Dossier: Toxic world
Identifier plus rapidement les composés toxiques
Analyser toutes les substances synthétiques se retrouvant dans l’environnement n’est pas possible en pratique. Trois groupes de recherche suisses développent des approches entièrement nouvelles pour accélérer les tests.
TOUT RÉUNIR DANS UN ORDINATEUR
Shana Sturla, ETH Zurich
Problème: les tests toxicologiques fonctionnent actuellement comme une boîte noire: on mesure ce qui en sort, mais pas ce qui se passe dans l’intervalle.
Solution: l’équipe zurichoise analyse au niveau moléculaire les points d’attaque des substances chimiques. Elle insère les résultats de nombreuses expériences dans des modèles informatiques afin de couvrir l’intégralité des interactions possibles. «Si nous comprenons comment les produits chimiques interfèrent dans les processus biologiques, nous pourrons peut-être prédire leur toxicité sans recourir à des essais sur les animaux», déclare Shana Sturla.
UN APPAREIL DE MESURE DANS LE RUISSEAU
Juliane Hollender, Eawag
Problème: on ne sait pas quels produits chimiques se trouvent dans les eaux, car seul un nombre limité de substances est surveillé.
Solution: la chimiste Juliane Hollender cherche à détecter toutes les substances présentes dans un échantillon d’eau en combinant différentes techniques d’analyse, notamment la spectrométrie de masse et la chromatographie. De grandes bases de données disponibles sur internet permettent ensuite d’identifier de nombreuses molécules. «Nous disposons ainsi d’une image plus précise de l’ensemble des produits présents», dit-elle. Et parfois les propriétés des substances donnent une idée de leur toxicité.
UTILISER DES VERS PLUTÔT QUE DES SOURIS
Matteo Cornaglia, Nagi Bioscience, Lausanne
Problème: tester toutes les nouvelles substances requiert de l’argent, du temps et de nombreux rongeurs de labo.

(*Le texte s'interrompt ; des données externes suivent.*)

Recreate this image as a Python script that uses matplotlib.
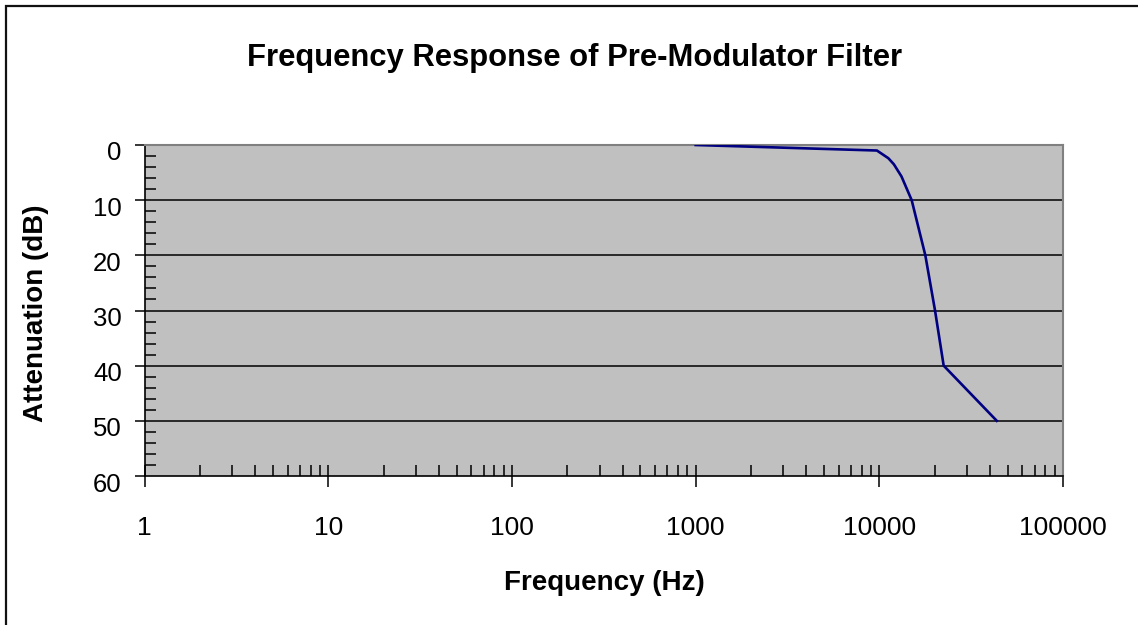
import matplotlib
matplotlib.use("Agg")
import matplotlib.pyplot as plt
from matplotlib.ticker import FixedLocator, NullFormatter, FixedFormatter
from matplotlib.patches import Rectangle
from matplotlib.transforms import ScaledTranslation

plt.rcParams['font.family'] = ['Liberation Sans', 'DejaVu Sans']

freq_hz = [1000, 9700, 11200, 12000, 13200, 15000, 17800, 20100, 22400, 43600]
atten_db = [0, 1, 2.4, 3.5, 5.7, 10, 20, 30, 40, 50]

title = "Frequency Response of Pre-Modulator Filter"
x_label = "Frequency (Hz)"
y_label = "Attenuation (dB)"
x_ticks = [1, 10, 100, 1000, 10000, 100000]
x_tick_labels = ["1", "10", "100", "1000", "10000", "100000"]
y_ticks = [0, 10, 20, 30, 40, 50, 60]

W, H = 1138, 625
fig = plt.figure(figsize=(W/100, H/100), dpi=100)
fig.patch.set_facecolor('white')
# outer chart border (left and top visible)
fig.add_artist(Rectangle((6/W, -0.05), 1.1, 1 - 6/H + 0.05, transform=fig.transFigure,
                         fill=False, edgecolor='#111111', linewidth=1.6, zorder=0))

ax = fig.add_axes([144.7/W, 1 - 476/H, (1063 - 144.7)/W, (476 - 145)/H])
ax.set_facecolor('#c0c0c0')
ax.set_xscale('log')
ax.set_xlim(1, 100000)
ax.set_ylim(60, 0)

for y in y_ticks[1:-1]:
    ax.axhline(y, color='black', linewidth=1.1, zorder=1)

ax.plot(freq_hz, atten_db, color='#000080', linewidth=1.9, zorder=3, solid_joinstyle='round')

ax.xaxis.set_major_locator(FixedLocator(x_ticks))
ax.xaxis.set_major_formatter(FixedFormatter(x_tick_labels))
minors = [m * 10**d for d in range(0, 5) for m in range(2, 10)]
ax.xaxis.set_minor_locator(FixedLocator(minors))
ax.xaxis.set_minor_formatter(NullFormatter())
ax.yaxis.set_major_locator(FixedLocator(y_ticks))
ax.yaxis.set_minor_locator(FixedLocator([v for v in range(0, 61, 2) if v % 10]))

ax.tick_params(axis='x', which='major', direction='inout', length=16, width=1.1, labelsize=19, pad=21)
ax.tick_params(axis='x', which='minor', direction='in', length=8, width=1.1)
ax.tick_params(axis='y', which='major', direction='out', length=7, width=1.1, labelsize=18.5, pad=9.5)
ax.tick_params(axis='y', which='minor', direction='in', length=8, width=1.1)

off = ScaledTranslation(0, -6/100, fig.dpi_scale_trans)
for lab in ax.get_yticklabels():
    lab.set_transform(lab.get_transform() + off)

ax.spines['left'].set_color('black')
ax.spines['bottom'].set_color('black')
ax.spines['left'].set_linewidth(1.2)
ax.spines['bottom'].set_linewidth(1.2)
ax.spines['top'].set_color('#808080')
ax.spines['right'].set_color('#808080')
ax.spines['top'].set_linewidth(1.5)
ax.spines['right'].set_linewidth(1.5)

fig.text(604/W, 1 - 583/H, x_label, fontsize=20, fontweight='bold', ha='center', va='center')
fig.text(36/W, 1 - 313/H, y_label, fontsize=20, fontweight='bold', ha='center', va='center', rotation=90)
fig.text(575/W, 1 - 58/H, title, fontsize=22.3, fontweight='bold', ha='center', va='center')

fig.savefig('out.png', dpi=100)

Solution: le nématode Caenorhabditis elegans, un ver d’un millimètre, est un organisme modèle bien connu qui fonctionne à de nombreux égards comme l’être humain. Le spin-off de l’EPFL Nagi Bioscience a développé une procédure efficace d’essais toxicologiques sur ces vers. Contrairement aux tests faits sur les cultures cellulaires, ils livrent des informations sur les effets d’une substance sur l’organisme entier. «Nous pouvons ainsi constater les effets d’un produit chimique sur toute la vie d’un individu, celle du ver se résumant à deux semaines», explique le directeur Matteo Cornaglia.